= Auditorial =

Audio editorial used by journalists

An auditorial is an audio editorial used by journalists to satirize a phrase, speech or statement through an audio recording of the phrase, speech of statement.

A common practice is to take a short phrase from a speech and loop it repeatedly over background music, usually generic electronic music. Humor and satire are the main devices of an auditorial, often encouraging the general public to laugh at and criticize the figure in question.

==History==
The term auditorial was coined in 2007 by Nate Miller, 2006-2007 editor in chief of The State Hornet, the student newspaper of Sacramento State.

The State Hornet was the first news organization to use an auditorial as an official journalistic opinion piece. The auditorial criticized Athletics Director Terry Wanless after he downplayed a possible incident of hazing, speculating that pictures of freshmen soccer players depicting chiefing might be showing "a masquerade party." Chiefing, also sometimes known as marking, is a common form of hazing in which "Victims are made to wear visible symbols, drawings or text (obscenities, instructions for abuse) on (under)clothing or on bare skin." The auditorial received mixed responses, with some commenting that it detracted from the legitimacy of The State Hornet.

The article upon which the auditorial was based has since been recognized by a variety of media organizations, including second place Breaking News Story by the California College Media Association in 2008. The February 14 issue of The State Hornet, which printed the first story covering the controversy, won Best of Show honorable mention at the 2007 ACP National College Newspaper Convention.

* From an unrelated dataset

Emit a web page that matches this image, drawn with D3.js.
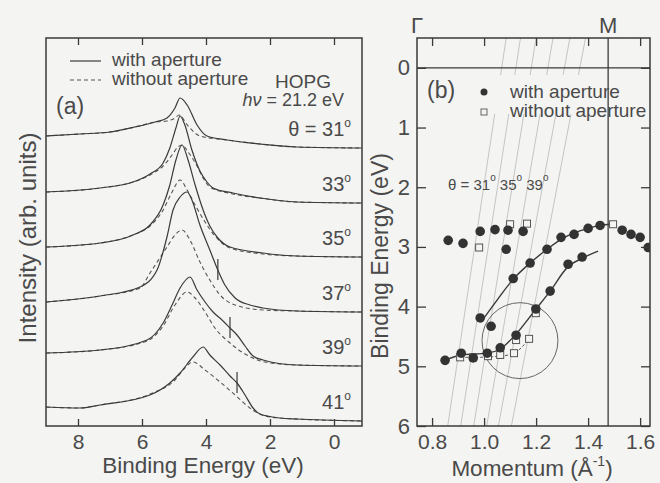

The February 14, February 21 and February 28 issues of The State Hornet were recognized in 2007 as one of the top six newspapers in the General Excellence 4-Year University Division by the CNPA.

==Importance==
Auditorials represent a new medium for news organizations to express their opinions. Previously limited to what could be printed on the editorial page of a newspaper (such as editorials, columns, letters to the editor and editorial cartoons) or what could be said over the radio or television, journalists now have an entirely new medium—one which uses short clips from audio recordings of prominent public figures—to express their opinion.

==Similar works==
The concept of auditorials, some might argue, was made popular by spoofs on Howard Dean's infamous "I have a scream" speech during the 2004 United States Presidential campaign. These remixes, however, cannot be considered true auditorials, as they were not created as an official piece of work by a credible newspaper or other journalistic outlet. They did, however, help popularize the general concept and idea of satirical repetition of an outlandish phrase or speech.

Numerous "remixes" of George W. Bush exist, including a highly-popular YouTube video compiling hundreds of Bush's speeches into a rendition of U2's "Sunday, Bloody Sunday." although no official journalistic auditorials have been produced by newspapers or journalists.